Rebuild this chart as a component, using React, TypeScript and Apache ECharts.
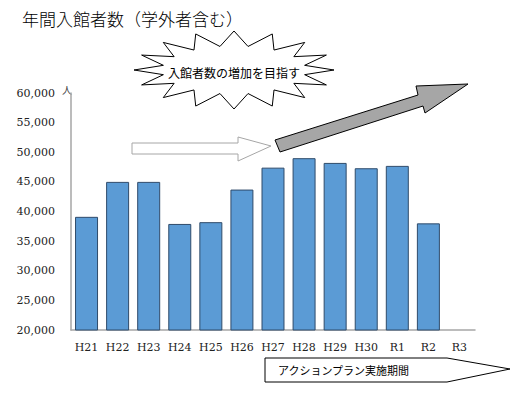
import React, { useEffect, useRef } from "react";
import * as echarts from "echarts";

const categories = ["H21", "H22", "H23", "H24", "H25", "H26", "H27", "H28", "H29", "H30", "R1", "R2", "R3"];
const visitors: (number | null)[] = [39100, 45000, 45000, 37900, 38200, 43700, 47400, 49000, 48200, 47300, 47700, 38000, null];
const yMin = 20000;
const yMax = 60000;
const yInterval = 5000;
const titleText = "年間入館者数（学外者含む）";
const burstText = "入館者数の増加を目指す";
const periodText = "アクションプラン実施期間";
const unitText = "人";

function starPoints(cx: number, cy: number, rxo: number, ryo: number, rxi: number, ryi: number, n: number) {
  const pts: number[][] = [];
  for (let i = 0; i < n * 2; i++) {
    const a = (Math.PI * i) / n - Math.PI / 2;
    const outer = i % 2 === 0;
    const rx = outer ? rxo : rxi;
    const ry = outer ? ryo : ryi;
    pts.push([cx + rx * Math.cos(a), cy + ry * Math.sin(a)]);
  }
  return pts;
}

export default function App() {
  const ref = useRef<HTMLDivElement>(null);
  useEffect(() => {
    if (!ref.current) return;
    const chart = echarts.init(ref.current, undefined, { renderer: "svg" });
    const serif = "DejaVu Serif";
    const cjk = "Noto Sans CJK JP";
    chart.setOption({
      animation: false,
      backgroundColor: "#ffffff",
      grid: { left: 71, right: 54, top: 93, bottom: 67 },
      xAxis: {
        type: "category",
        data: categories,
        axisTick: { show: false },
        axisLine: { lineStyle: { color: "#a6a6a6", width: 1.5 } },
        axisLabel: { color: "#222", fontFamily: serif, fontSize: 11, margin: 12, interval: 0 },
      },
      yAxis: {
        type: "value",
        min: yMin,
        max: yMax,
        interval: yInterval,
        splitLine: { show: false },
        axisTick: { show: false },
        axisLine: { show: true, lineStyle: { color: "#a6a6a6", width: 1.5 } },
        axisLabel: {
          color: "#222",
          fontFamily: serif,
          fontSize: 11,
          margin: 16,
          formatter: (v: number) => v.toLocaleString("en-US"),
        },
      },
      series: [
        {
          type: "bar",
          data: visitors,
          barCategoryGap: "26%",
          itemStyle: { color: "#5b9bd5", borderColor: "#2f4b6a", borderWidth: 1 },
        },
      ],
      graphic: [
        {
          type: "text",
          left: 22,
          top: 10,
          style: { text: titleText, fontFamily: cjk, fontSize: 17, fontWeight: 300, fill: "#000" },
        },
        {
          type: "text",
          x: 62,
          y: 84,
          style: { text: unitText, fontFamily: cjk, fontSize: 10, fill: "#444" },
        },
        {
          type: "polygon",
          shape: { points: starPoints(234, 70, 100, 39, 72, 24, 16) },
          style: { fill: "#ffffff", stroke: "#000", lineWidth: 1 },
          z: 10,
        },
        {
          type: "text",
          x: 234,
          y: 72,
          style: {
            text: burstText,
            fontFamily: cjk,
            fontSize: 12,
            fill: "#000",
            align: "center",
            verticalAlign: "middle",
          },
          z: 11,
        },
        {
          type: "polygon",
          shape: {
            points: [
              [132, 143],
              [238, 143],
              [238, 137],
              [271, 146],
              [238, 161],
              [238, 154],
              [132, 154],
            ],
          },
          style: { fill: "#ffffff", stroke: "#a6a6a6", lineWidth: 1 },
          z: 10,
        },
        {
          type: "polygon",
          shape: {
            points: [
              [275, 140],
              [418, 95],
              [416, 86],
              [468, 84],
              [425, 113],
              [423, 106],
              [280, 152],
            ],
          },
          style: { fill: "#a6a6a6", stroke: "#000", lineWidth: 1 },
          z: 10,
        },
        {
          type: "polygon",
          shape: {
            points: [
              [265, 358],
              [447, 358],
              [510, 369],
              [447, 382],
              [265, 382],
            ],
          },
          style: { fill: "#ffffff", stroke: "#000", lineWidth: 1 },
          z: 10,
        },
        {
          type: "text",
          x: 278,
          y: 370,
          style: {
            text: periodText,
            fontFamily: cjk,
            fontSize: 11,
            fill: "#000",
            verticalAlign: "middle",
          },
          z: 11,
        },
      ],
    });
    return () => chart.dispose();
  }, []);
  return (
    <div
      ref={ref}
      style={{ position: "fixed", left: 0, top: 0, width: 529, height: 397, background: "#fff" }}
    />
  );
}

▶ **Exercise task**
From the first line of the listing above, repeat every line through the one holding "import * as". Both ends count, and pictures stay out.

▶ **The completed task**
Rebuild this chart as a component, using React, TypeScript and Apache ECharts.
import React, { useEffect, useRef } from "react";
import * as echarts from "echarts";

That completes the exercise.